As a voting member of the Federal Open Market Committee (FOMC) in 2025, Hammack's views carry significant weight. She warned that if inflation fails to moderate, the central bank may have no choice but to push interest rates higher.

"When I look at policy, if that continues, it may mean that we need higher interest rates to bring inflation back down to target," Hammack told CNBC.

Her concern is rooted in a pattern of persistently elevated prices. According to Hammack, inflation has remained "too high" for roughly five years, and recent data does little to suggest the trend is reversing. Core personal consumption expenditures (PCE) — the Federal Reserve's preferred measure of inflation — climbed 3.4% year-over-year in May, marking its steepest annual reading since October 2023. Notably, this gauge strips out volatile food and energy prices, meaning the underlying pressure is broad-based.

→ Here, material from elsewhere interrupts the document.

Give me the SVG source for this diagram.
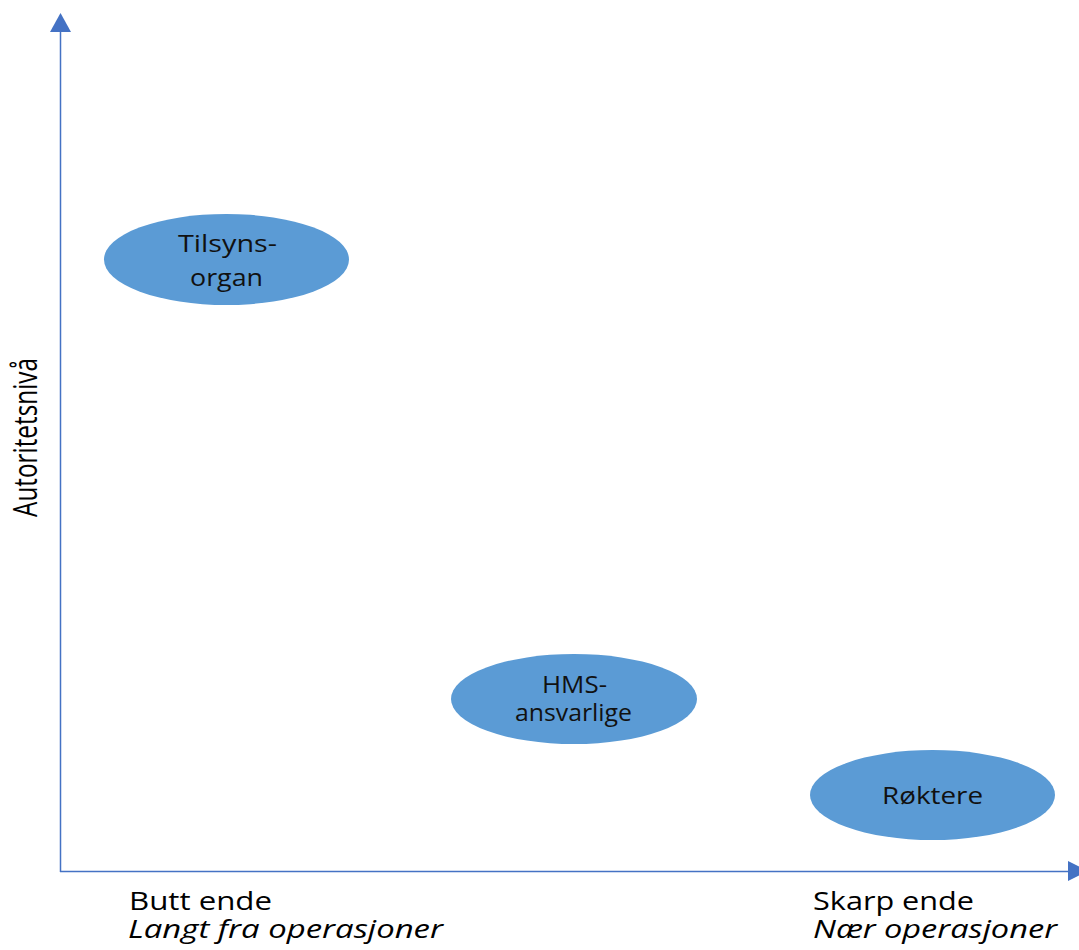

While elevated energy costs have pushed headline inflation higher, Hammack emphasized that core inflation has also stayed stubbornly above comfortable levels — a signal that price pressures are not limited to a single sector.

Hammack is not alone in her hawkish outlook. Minneapolis Federal Reserve President Neel Kashkari has publicly stated that he anticipates one rate hike in 2026, effectively taking near-term cuts off the table.

On the topic of artificial intelligence, Hammack pointed to massive corporate spending on AI infrastructure as a potential inflationary force. She described the current demand environment in striking terms: "What they say is that the demand is insatiable, that these companies, these hyperscalers, will pay almost any price for those inputs, and they need things built yesterday."

The sheer urgency and scale of AI-related investment — from data centers to specialized chips — could drive up costs for materials, labor, and energy, feeding into broader price dynamics. That said, Hammack acknowledged the situation is nuanced, noting that AI could also yield productivity gains that help offset some inflationary effects over time.

Beyond AI, Hammack pointed to a range of additional factors straining prices: rising energy and electricity costs, higher insurance premiums, and supply-chain disruptions linked to the closure of the Strait of Hormuz.

This concern about AI-driven inflation is not entirely new. Binance Research previously flagged what analysts described as "chipflation" — the surge in semiconductor prices fueled by AI demand — as an underappreciated and underpriced inflationary risk in the global economy.

Taken together, Hammack's remarks paint a picture of a Fed that remains on guard. With inflation proving sticky, AI investment accelerating, and geopolitical supply shocks still unresolved, the possibility of additional rate hikes appears very much alive.